Smith must have feared the worst when Sri Lanka made 319 for eight, his consolation being that this was fewer than it looked it might be in the rip-roaring early stage of their innings. The first century of the tournament was scored by its 30th over by the marvellous Tillakaratne Dilshan, dasher and purveyor of the legendary Dilscoop. It was his second of the year, his third in all, and the innings was beautifully fashioned from 92 balls with a combination of drives and cuts propelled by flexible wrists, allied to outrageous shot-making. Dilshan waited until the seventh over to play his legendary scoop shot whereby he gets down on one knee as if proposing marriage and then lifts the ball over his head. It brings whoops of delight and takes some temerity at any time, let alone when it is against Wayne Parnell who is capable of wanging the ball down at 90mph.
Dilshan and Kumar Sangakkara, who put on 158 for the second wicket in 161 balls, were both dismissed at inopportune moments.
It meant some regrouping and the Sri Lankans had the man to do it in their former captain Mahela Jayawardene. There can hardly be a crisper or better ordered batsman in the world. He and Thilan Samaraweera also shared a century partnership.
To have any chance South Africa had to start well, keep up with the rate and retain wickets. The loss of Hamish Amla early was overcome as Smith biffed his way round the ground where he has been at his most prolific.
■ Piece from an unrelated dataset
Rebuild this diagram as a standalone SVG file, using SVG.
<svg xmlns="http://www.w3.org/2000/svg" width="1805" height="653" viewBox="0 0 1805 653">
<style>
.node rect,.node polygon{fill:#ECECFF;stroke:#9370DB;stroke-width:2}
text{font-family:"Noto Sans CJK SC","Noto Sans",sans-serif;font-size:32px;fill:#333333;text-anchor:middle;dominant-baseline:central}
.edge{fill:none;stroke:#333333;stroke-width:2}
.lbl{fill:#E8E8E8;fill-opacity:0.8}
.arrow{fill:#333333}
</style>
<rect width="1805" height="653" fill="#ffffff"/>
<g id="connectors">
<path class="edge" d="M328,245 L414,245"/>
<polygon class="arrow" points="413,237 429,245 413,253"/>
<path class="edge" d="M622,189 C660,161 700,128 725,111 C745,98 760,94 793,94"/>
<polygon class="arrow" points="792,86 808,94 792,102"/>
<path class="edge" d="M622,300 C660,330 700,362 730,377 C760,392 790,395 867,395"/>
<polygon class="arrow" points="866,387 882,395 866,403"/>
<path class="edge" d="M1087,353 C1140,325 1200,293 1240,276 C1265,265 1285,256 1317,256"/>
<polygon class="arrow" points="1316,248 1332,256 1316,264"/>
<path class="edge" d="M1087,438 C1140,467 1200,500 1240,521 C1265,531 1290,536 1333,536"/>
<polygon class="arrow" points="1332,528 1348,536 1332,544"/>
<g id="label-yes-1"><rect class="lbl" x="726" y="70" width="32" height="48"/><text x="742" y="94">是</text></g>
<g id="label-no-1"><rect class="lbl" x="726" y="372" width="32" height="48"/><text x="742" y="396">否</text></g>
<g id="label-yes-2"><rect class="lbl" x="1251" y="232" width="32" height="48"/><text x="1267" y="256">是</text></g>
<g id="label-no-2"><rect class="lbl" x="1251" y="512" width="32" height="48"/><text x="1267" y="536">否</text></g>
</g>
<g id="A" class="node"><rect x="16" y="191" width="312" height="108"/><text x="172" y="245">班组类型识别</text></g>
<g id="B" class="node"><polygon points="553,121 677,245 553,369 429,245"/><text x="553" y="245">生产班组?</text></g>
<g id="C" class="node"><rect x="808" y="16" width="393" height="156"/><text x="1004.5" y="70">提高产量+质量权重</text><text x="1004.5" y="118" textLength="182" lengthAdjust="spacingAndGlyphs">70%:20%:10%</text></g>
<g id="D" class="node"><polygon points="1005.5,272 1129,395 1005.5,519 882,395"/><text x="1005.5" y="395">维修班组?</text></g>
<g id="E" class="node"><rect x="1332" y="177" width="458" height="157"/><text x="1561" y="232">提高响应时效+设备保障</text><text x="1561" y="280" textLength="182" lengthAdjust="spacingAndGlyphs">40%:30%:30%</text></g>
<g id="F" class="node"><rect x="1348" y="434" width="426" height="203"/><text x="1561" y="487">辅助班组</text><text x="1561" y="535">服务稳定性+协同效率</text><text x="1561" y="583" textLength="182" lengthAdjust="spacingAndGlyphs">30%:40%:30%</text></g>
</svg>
He scored his fifth 50 at the venue, probably knew he needed his second hundred, but was cut off in his prime.
Mendis, on for the 15th over, outsmarted him with one which did not turn but skidded through the gate and knocked over leg stump. JP Duminy went in similar fashion. It was all bravado thereafter until the rain arrived.
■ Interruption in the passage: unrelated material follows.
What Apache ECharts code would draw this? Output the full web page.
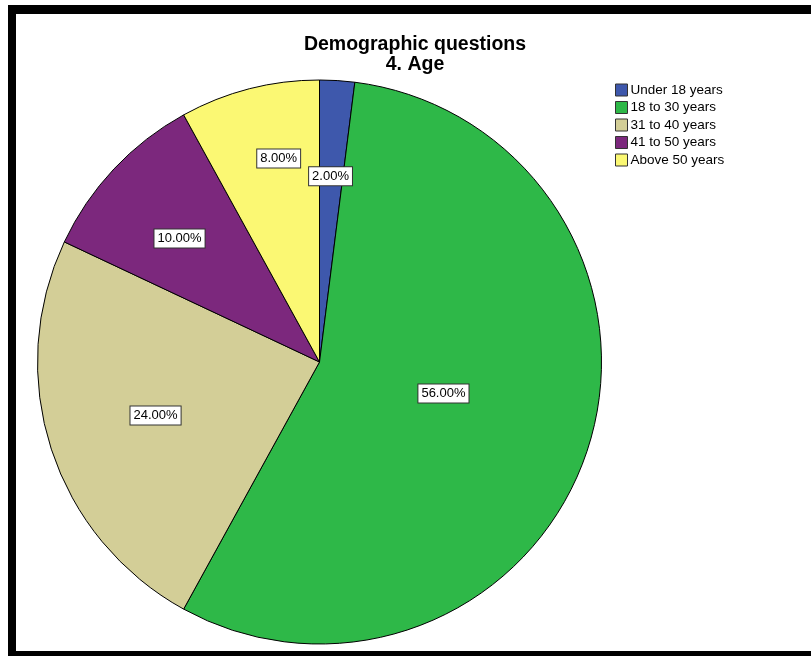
<!DOCTYPE html>
<html>
<head>
<meta charset="utf-8">
<script src="https://cdn.jsdelivr.net/npm/echarts@6/dist/echarts.min.js"></script>
<style>
html,body{margin:0;padding:0;background:#fff;}
#chart{position:absolute;left:0;top:0;width:811px;height:656px;}
#frame{position:absolute;left:8px;top:5px;width:803px;height:651px;box-sizing:border-box;border-top:9px solid #000;border-left:8px solid #000;border-bottom:5px solid #000;pointer-events:none;}
</style>
</head>
<body>
<div id="chart"></div>
<div id="frame"></div>
<script>
const categories = ['Under 18 years', '18 to 30 years', '31 to 40 years', '41 to 50 years', 'Above 50 years'];
const values = [2, 56, 24, 10, 8];
const colors = ['#3E58AC', '#2EB848', '#D3CE97', '#7C287D', '#FBF873'];
const labelOffsets = [[2, -42], [-13, -13], [-27, 9], [-35, -25], [-5, -64]];

const chart = echarts.init(document.getElementById('chart'), null, {renderer: 'canvas'});
chart.setOption({
  animation: false,
  backgroundColor: '#fff',
  title: {
    text: 'Demographic questions\n4. Age',
    left: 415,
    textAlign: 'center',
    top: 35,
    padding: 0,
    textStyle: {fontFamily: 'Liberation Sans, Arial, sans-serif', fontSize: 19.5, fontWeight: 'bold', color: '#000', lineHeight: 20}
  },
  legend: {
    orient: 'vertical',
    left: 615,
    top: 83,
    itemWidth: 12,
    itemHeight: 12,
    itemGap: 3.5,
    icon: 'rect',
    padding: 0,
    itemStyle: {borderColor: '#333', borderWidth: 1},
    textStyle: {fontFamily: 'Liberation Sans, Arial, sans-serif', fontSize: 13.5, color: '#000', padding: [0, 0, 0, -2]},
    data: categories
  },
  series: [{
    type: 'pie',
    center: [319.5, 362],
    radius: 282,
    startAngle: 90,
    clockwise: true,
    avoidLabelOverlap: false,
    itemStyle: {borderColor: '#000', borderWidth: 1},
    emphasis: {disabled: true},
    label: {
      position: 'inside',
      formatter: p => p.value.toFixed(2) + '%',
      fontFamily: 'Liberation Sans, Arial, sans-serif',
      fontSize: 13,
      color: '#000',
      backgroundColor: '#fff',
      borderColor: '#333',
      borderWidth: 1,
      padding: [3, 3, 2, 3]
    },
    labelLine: {show: false},
    data: categories.map((c, i) => ({
      name: c,
      value: values[i],
      itemStyle: {color: colors[i]},
      label: {offset: labelOffsets[i]}
    }))
  }]
});
</script>
</body>
</html>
The Centurion pitch is just coming out of winter hibernation and indeed must have been shocked to have been awoken so soon. It has a lot of work ahead. It has to help save an entire form of the game.
Scoreboard: Group B
Centurion Park; South Africa won toss
Sri Lanka Innings
T M Dilshan c J A Morkel b Steyn 106
S T Jayasuriya lbw b Steyn 10
K C Sangakkara c & b Duminy 54
D P M Jayawardene c Duminy b Parnell 77
T T Samaraweera c van der Merwe b Parnell 37
A D Mathews b Steyn 15
S H T Kandamby c Duminy b Parnell 6
K M D Kulasekara run out 1
M Muralitharan not out 0
Extras (lb5 w5 nb3) 13
Total 8 wkts (50 overs) 319
Fall: 1-16 2-174 3-181 4-297 5-297 6-314 7-317 8-319
Did not bat: S L Malinga, B A W Mendis.
Bowling: Steyn 9-2-47-3; Parnell 10-0-79-3; Kallis 7-0-43-0; J A Morkel 4-0-39-0; J Botha 9-0-53-0; Van der Merwe 10-0-42-0; Duminy 1-0-11-1
South Africa Innings
G C Smith b Mendis 58
H M Amla b Mathews 2
J H Kallis c Mathews b Mendis 41
AB de Villiers c J'wardene b Malinga 24
J P Duminy b Mendis 0
M V Boucher lbw b Mathews 26
J A Morkel not out 29
J Botha c Mathews b Malinga 21
R E van der Merwe not out 3
Extras (w2) 2
Total 7 wkts (37.4 overs) 206
Fall: 1-9 2-90 3-113 4-113 5-142 6-163 7-198
Did not bat: D W Steyn, W D Parnell
Bowling: Malinga 7.4-0-43-2; Kulasekara 7-0-44-0; Mathews 8-1-43-2; Muralitharan 8-0-46-0; Mendis 7-0-30-3
Umpires: I J Gould and S J A Taufel
International centuries Tillakaratne Dilshan has hit in 2009 – two in ODIs and four in Tests.